There's probably a whole sub-genre of Soviet-era prison literature, from Solzhenitsyn on down, but the works of Varlam Shalamov deserve a high place of honor in this frightful milieu. His work - mostly very short stories and sketches - collected in the newly issued Kolyma Stories (another great NYRB edition!) - has been little-known to English-language readers until recently. Shalamov, born about 1910, spend a solid 15 years or more in the prison camps and began writing about them on his release in the early 1950s. From what I can see in the edition I started reading yesterday, he completed most of the stories and sketches over about a 10-year span, from roughly 1955-65. (The edition, Kolyma Stories, comes in five sections, of books, with the title section first; not sure yet if all of the stories are about prison life in the far eastern stretch of the USSR, and not sure yet of the chronology - Shalamov died in the 1980s, but not sure if he wrote till the end of his life nor if his works were published in Russian in his lifetime - will read more about that going forward.) The stories at the top of this collection are terrific - most just a page or two, none stores in arising out of any European tradition of modernism; they're more like expert testimony about barbarous and cruel system. The suffering of these men - sentenced to work in the coal or gold mines of the Kalyma region for the most innocuous of "political" crimes, most completely unprepared for the rigors of life in the tundra - temperatures plunging far below zero throughout the winter, never sufficial clothing of food, horrible working conditions and living conditions, constant pressure from the guards and overseers to meet unreachable "quotas," mean turned against one another in struggle for survival, constant death and danger - powerful and upsetting material.

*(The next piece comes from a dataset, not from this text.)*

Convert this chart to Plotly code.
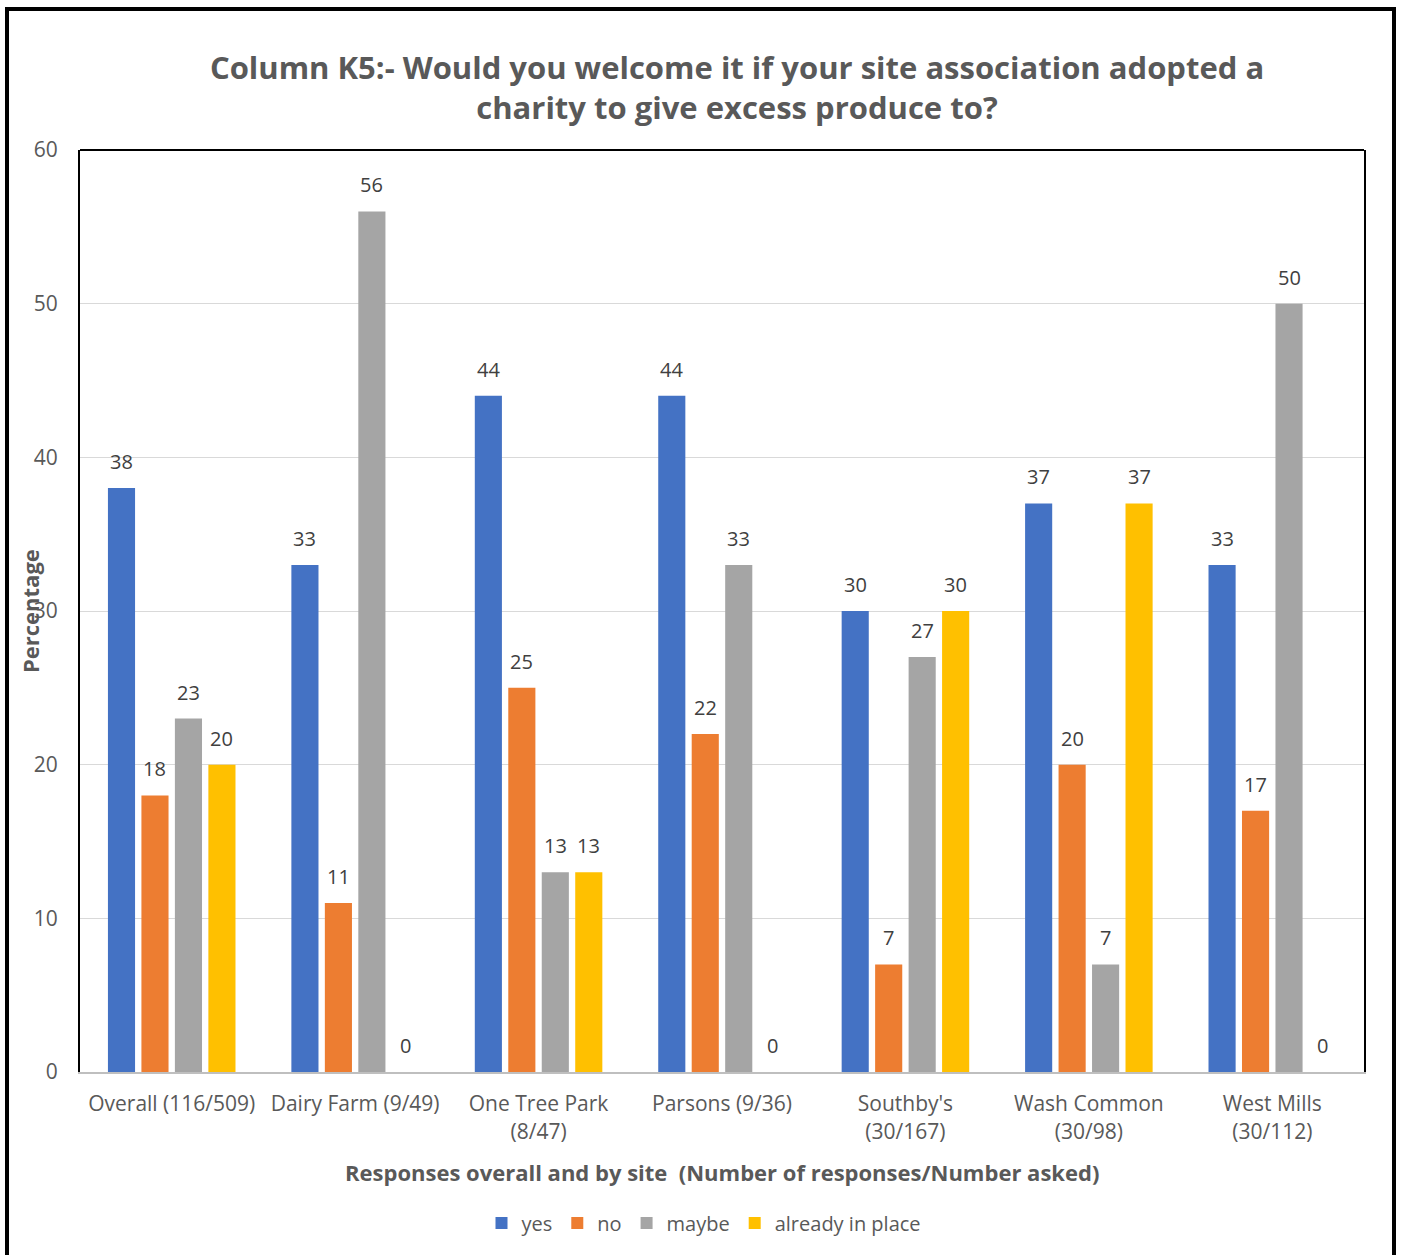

Some of the stories are gruesome - e.g., one in which two prisoners unearth a corpse in order to steal the clothing on the the dead body, another in which a man chops off his fingers w/ an axe in hopes of getting off a work detail. A few have that odd Soviet black humor, such as one that appears as a report to authorities on the impossibility of meeting quota because of the failure of a machine called an "injector" and the response in which the officials believe Injector is the name of a recalcitrant prisoner. All powerful stuff - though I'm not sure it's humanly possible to read this (700+-page) collection straight through to the end.